■ Data for this exercise:
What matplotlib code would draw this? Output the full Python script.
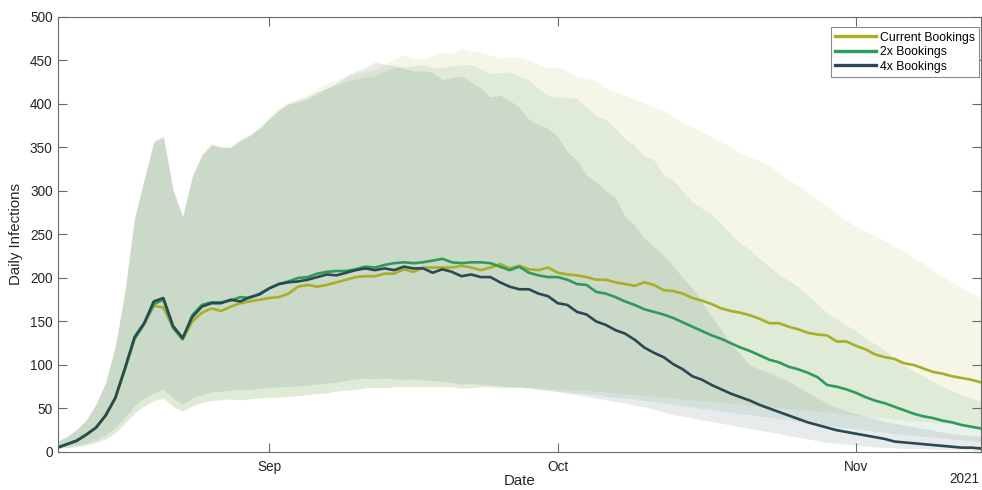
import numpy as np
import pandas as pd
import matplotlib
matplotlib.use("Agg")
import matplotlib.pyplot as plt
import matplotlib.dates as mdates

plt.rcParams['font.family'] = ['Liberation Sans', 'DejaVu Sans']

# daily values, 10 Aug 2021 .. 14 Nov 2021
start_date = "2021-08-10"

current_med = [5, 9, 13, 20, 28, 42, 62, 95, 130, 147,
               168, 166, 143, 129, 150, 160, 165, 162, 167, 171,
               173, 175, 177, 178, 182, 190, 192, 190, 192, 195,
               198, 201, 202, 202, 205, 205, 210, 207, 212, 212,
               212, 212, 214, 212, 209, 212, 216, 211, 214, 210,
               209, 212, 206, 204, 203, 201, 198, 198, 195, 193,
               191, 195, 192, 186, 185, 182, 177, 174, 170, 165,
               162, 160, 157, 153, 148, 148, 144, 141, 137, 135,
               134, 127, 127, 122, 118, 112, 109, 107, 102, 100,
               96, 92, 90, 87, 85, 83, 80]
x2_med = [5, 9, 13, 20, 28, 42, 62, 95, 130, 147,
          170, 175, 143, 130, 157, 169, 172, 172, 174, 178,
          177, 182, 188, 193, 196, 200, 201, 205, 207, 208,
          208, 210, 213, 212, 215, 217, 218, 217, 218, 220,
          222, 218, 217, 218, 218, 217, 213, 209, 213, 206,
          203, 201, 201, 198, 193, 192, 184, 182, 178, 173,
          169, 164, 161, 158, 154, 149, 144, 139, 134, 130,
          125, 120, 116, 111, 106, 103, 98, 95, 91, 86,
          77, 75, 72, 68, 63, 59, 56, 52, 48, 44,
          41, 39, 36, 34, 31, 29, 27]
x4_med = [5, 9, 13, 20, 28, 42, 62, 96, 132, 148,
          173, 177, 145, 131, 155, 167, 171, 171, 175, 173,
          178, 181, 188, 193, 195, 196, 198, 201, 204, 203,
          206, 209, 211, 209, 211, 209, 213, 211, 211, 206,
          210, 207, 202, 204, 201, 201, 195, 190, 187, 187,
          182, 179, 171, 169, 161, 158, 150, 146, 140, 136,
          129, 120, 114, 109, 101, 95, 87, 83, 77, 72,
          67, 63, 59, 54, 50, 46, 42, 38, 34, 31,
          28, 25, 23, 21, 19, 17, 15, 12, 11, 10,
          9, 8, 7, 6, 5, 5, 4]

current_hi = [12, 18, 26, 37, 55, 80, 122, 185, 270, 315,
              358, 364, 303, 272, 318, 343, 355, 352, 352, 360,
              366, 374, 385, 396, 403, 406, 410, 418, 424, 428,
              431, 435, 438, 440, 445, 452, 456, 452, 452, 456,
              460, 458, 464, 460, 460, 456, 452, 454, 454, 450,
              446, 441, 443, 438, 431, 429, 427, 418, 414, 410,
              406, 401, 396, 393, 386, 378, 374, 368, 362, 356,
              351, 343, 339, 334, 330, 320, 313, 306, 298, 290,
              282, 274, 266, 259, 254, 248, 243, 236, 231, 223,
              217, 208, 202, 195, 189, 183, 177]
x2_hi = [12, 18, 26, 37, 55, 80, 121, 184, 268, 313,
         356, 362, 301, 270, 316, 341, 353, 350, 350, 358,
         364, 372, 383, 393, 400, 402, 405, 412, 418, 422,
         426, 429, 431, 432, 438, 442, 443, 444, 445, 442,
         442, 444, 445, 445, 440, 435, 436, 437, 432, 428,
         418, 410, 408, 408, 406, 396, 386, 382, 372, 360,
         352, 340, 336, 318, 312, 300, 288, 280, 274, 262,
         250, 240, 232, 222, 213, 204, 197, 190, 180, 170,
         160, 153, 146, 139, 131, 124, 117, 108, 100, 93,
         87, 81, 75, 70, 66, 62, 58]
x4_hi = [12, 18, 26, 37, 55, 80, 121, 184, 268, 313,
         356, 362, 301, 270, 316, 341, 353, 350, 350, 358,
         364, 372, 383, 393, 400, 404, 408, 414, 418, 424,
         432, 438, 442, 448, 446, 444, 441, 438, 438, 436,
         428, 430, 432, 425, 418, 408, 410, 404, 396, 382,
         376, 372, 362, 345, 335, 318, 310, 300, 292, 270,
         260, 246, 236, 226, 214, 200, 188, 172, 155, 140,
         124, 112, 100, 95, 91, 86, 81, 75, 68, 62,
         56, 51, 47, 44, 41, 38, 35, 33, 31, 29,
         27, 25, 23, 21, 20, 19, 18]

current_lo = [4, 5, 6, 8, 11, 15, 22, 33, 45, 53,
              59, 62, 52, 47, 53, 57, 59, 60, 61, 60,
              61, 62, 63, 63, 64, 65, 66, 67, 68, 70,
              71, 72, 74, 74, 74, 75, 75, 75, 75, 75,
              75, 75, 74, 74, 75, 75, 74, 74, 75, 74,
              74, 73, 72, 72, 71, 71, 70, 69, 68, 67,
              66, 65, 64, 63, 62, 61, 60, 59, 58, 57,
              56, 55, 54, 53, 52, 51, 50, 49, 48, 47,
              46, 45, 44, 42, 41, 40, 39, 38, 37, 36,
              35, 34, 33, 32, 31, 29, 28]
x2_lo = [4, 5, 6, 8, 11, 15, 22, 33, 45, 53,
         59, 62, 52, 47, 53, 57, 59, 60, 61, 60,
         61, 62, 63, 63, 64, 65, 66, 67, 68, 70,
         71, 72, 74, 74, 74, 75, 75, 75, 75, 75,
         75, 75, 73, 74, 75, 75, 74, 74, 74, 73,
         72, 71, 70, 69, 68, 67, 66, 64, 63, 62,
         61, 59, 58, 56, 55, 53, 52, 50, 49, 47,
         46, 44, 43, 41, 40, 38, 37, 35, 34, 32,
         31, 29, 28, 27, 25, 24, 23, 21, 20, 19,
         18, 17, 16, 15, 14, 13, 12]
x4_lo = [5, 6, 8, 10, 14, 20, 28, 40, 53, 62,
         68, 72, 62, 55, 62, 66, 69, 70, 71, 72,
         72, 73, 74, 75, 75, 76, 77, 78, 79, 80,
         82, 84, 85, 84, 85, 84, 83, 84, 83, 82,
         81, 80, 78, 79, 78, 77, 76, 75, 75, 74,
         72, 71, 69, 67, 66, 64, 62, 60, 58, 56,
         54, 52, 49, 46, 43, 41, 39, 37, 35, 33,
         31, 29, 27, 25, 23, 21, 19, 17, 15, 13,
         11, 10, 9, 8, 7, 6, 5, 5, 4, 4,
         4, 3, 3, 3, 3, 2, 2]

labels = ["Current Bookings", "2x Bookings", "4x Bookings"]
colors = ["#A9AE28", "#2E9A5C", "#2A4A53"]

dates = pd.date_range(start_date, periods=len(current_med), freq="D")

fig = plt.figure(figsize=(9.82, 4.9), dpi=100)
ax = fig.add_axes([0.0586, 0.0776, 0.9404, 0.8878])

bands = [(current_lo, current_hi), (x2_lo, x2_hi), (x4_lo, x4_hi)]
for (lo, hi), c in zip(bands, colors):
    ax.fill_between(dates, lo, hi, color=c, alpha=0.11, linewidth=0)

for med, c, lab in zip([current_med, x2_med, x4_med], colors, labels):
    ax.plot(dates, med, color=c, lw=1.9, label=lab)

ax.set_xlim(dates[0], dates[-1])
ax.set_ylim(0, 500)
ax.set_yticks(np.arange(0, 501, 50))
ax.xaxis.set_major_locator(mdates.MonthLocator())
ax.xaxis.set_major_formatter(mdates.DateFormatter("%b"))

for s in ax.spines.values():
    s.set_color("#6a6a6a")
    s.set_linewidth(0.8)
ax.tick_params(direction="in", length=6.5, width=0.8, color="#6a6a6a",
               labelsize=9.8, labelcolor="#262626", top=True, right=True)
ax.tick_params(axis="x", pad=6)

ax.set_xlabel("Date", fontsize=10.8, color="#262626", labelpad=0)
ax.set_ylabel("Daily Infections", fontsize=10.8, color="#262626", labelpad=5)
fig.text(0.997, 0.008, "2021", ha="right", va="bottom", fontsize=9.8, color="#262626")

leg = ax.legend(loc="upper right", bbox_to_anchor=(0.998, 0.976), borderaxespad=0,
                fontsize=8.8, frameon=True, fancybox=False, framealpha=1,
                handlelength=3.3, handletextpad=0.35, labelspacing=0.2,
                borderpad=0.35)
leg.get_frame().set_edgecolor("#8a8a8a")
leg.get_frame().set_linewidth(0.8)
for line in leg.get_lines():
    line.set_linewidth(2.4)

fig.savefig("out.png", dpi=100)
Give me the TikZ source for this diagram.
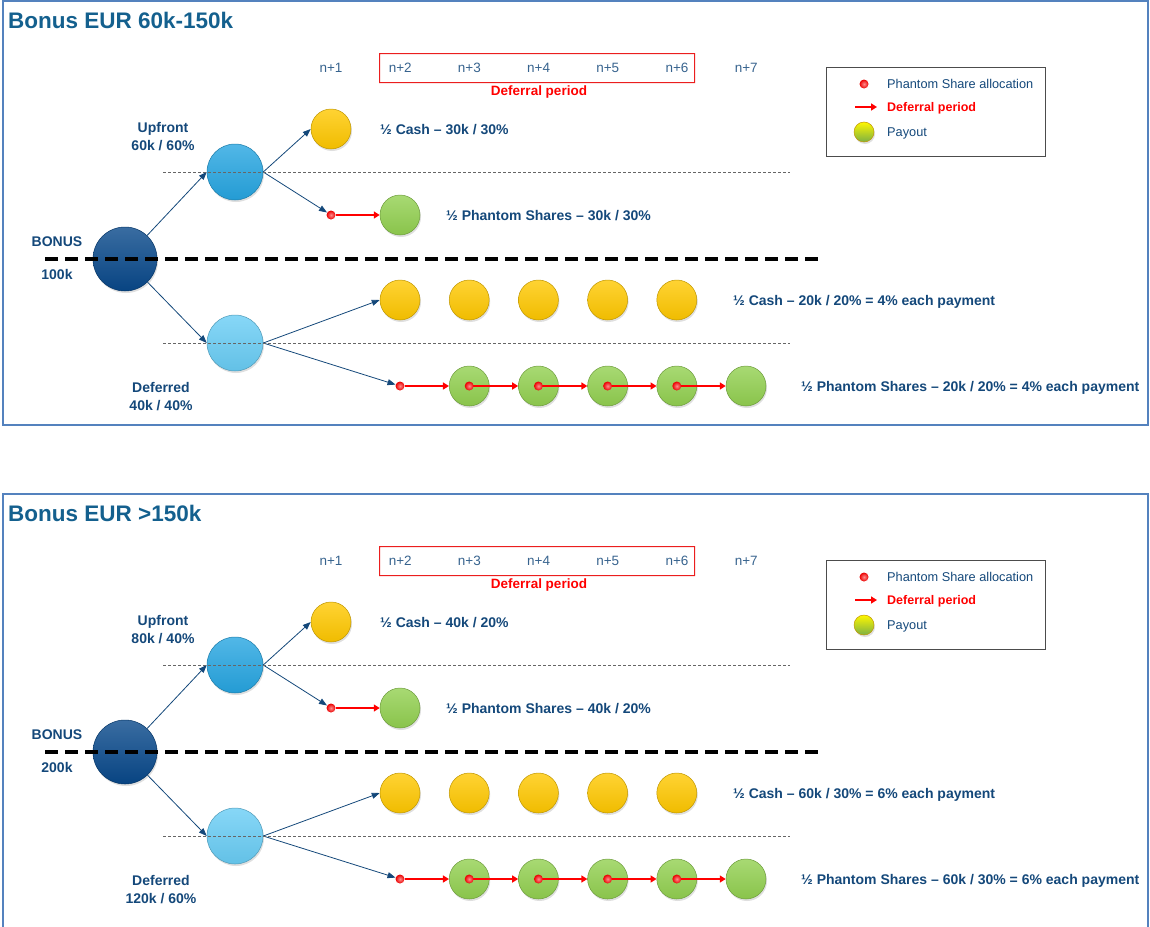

■ Prompt: Please extract exactly the lines of the data, from the first through the line containing "plt.rcParams['font.family'] = ['Liberation", and add no pictures to the copy.

■ Task response:
What matplotlib code would draw this? Output the full Python script.
import numpy as np
import pandas as pd
import matplotlib
matplotlib.use("Agg")
import matplotlib.pyplot as plt
import matplotlib.dates as mdates

plt.rcParams['font.family'] = ['Liberation Sans', 'DejaVu Sans']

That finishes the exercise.